The request => In the entries that follow, the first line to write out is the one containing "Reproduce this chart", and the last is the one containing "string[]; x: number;". Reproduce that stretch exactly, with nothing before or after it.

━━━ Input rows

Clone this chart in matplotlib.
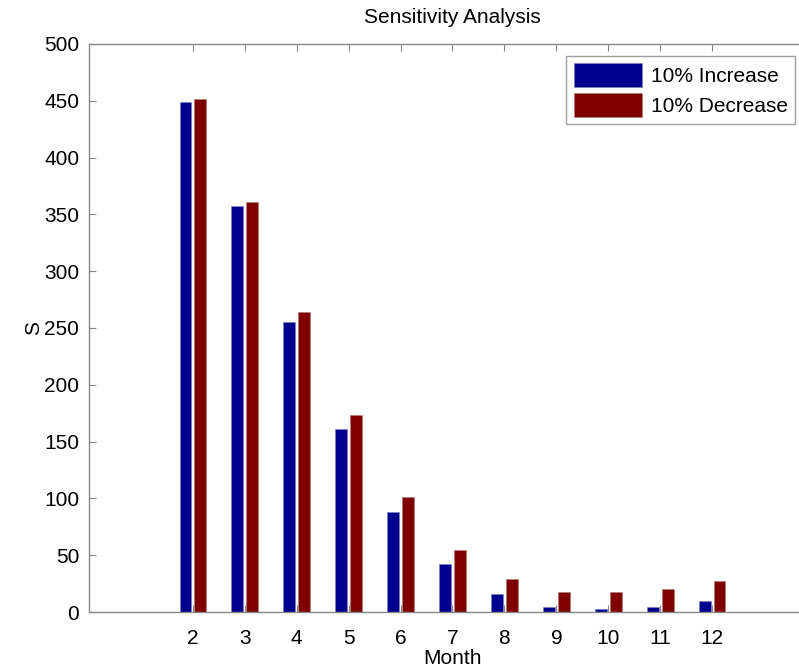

━━━━━━
━━━ Input rows

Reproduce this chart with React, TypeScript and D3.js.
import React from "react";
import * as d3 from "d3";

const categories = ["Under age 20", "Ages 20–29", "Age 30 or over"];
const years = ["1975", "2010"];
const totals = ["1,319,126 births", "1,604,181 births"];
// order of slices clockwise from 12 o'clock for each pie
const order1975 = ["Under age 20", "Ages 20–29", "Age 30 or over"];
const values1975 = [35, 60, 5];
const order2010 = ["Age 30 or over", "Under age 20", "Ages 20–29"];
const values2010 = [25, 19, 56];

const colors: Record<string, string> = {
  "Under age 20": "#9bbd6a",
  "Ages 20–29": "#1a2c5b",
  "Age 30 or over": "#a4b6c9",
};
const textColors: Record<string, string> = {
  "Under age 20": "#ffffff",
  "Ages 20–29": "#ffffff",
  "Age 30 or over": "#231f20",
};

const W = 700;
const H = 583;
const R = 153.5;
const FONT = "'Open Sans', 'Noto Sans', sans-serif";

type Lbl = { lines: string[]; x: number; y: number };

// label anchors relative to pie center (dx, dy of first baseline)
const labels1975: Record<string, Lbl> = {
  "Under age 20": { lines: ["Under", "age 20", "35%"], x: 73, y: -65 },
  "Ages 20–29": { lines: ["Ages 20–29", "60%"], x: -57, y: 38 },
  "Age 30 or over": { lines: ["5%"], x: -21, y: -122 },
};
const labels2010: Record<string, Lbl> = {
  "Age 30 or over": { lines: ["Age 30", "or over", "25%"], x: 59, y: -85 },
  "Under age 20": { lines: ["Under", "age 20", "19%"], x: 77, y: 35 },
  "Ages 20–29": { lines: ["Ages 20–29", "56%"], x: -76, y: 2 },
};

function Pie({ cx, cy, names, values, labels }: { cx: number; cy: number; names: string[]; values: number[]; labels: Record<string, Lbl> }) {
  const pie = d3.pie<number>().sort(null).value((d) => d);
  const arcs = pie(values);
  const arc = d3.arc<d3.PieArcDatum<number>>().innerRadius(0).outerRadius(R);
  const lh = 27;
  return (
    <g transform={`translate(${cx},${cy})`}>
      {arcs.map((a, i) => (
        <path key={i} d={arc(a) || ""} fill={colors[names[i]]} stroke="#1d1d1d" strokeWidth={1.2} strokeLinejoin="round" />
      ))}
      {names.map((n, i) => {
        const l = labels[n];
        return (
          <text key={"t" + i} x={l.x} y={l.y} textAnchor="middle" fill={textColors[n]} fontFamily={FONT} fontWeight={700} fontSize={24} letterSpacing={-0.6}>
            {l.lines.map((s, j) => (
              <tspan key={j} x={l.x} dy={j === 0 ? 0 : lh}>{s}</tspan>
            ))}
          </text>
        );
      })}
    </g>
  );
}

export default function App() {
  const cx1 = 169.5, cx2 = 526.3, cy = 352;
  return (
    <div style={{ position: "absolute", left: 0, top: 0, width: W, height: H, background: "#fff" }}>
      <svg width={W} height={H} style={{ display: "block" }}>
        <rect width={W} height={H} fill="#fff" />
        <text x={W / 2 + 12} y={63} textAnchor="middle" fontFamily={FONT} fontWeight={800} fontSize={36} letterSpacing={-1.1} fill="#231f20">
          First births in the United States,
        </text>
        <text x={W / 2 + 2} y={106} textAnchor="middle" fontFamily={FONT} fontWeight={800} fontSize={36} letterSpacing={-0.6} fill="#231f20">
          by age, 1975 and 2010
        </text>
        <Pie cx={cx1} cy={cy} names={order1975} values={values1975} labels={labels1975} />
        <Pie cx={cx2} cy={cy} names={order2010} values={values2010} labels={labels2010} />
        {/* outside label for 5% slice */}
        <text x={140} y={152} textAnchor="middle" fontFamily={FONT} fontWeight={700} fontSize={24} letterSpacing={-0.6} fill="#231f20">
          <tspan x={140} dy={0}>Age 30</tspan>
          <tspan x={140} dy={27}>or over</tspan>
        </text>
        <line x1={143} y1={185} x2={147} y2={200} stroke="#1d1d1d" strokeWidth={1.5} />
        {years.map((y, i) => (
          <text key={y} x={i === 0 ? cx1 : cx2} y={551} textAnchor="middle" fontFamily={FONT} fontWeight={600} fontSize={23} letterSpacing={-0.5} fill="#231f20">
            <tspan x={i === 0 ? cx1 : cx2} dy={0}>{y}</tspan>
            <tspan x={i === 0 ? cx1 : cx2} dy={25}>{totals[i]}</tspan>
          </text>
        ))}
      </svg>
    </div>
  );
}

━━━━━━

Solution =>
Reproduce this chart with React, TypeScript and D3.js.
import React from "react";
import * as d3 from "d3";

const categories = ["Under age 20", "Ages 20–29", "Age 30 or over"];
const years = ["1975", "2010"];
const totals = ["1,319,126 births", "1,604,181 births"];
// order of slices clockwise from 12 o'clock for each pie
const order1975 = ["Under age 20", "Ages 20–29", "Age 30 or over"];
const values1975 = [35, 60, 5];
const order2010 = ["Age 30 or over", "Under age 20", "Ages 20–29"];
const values2010 = [25, 19, 56];

const colors: Record<string, string> = {
  "Under age 20": "#9bbd6a",
  "Ages 20–29": "#1a2c5b",
  "Age 30 or over": "#a4b6c9",
};
const textColors: Record<string, string> = {
  "Under age 20": "#ffffff",
  "Ages 20–29": "#ffffff",
  "Age 30 or over": "#231f20",
};

const W = 700;
const H = 583;
const R = 153.5;
const FONT = "'Open Sans', 'Noto Sans', sans-serif";

type Lbl = { lines: string[]; x: number; y: number };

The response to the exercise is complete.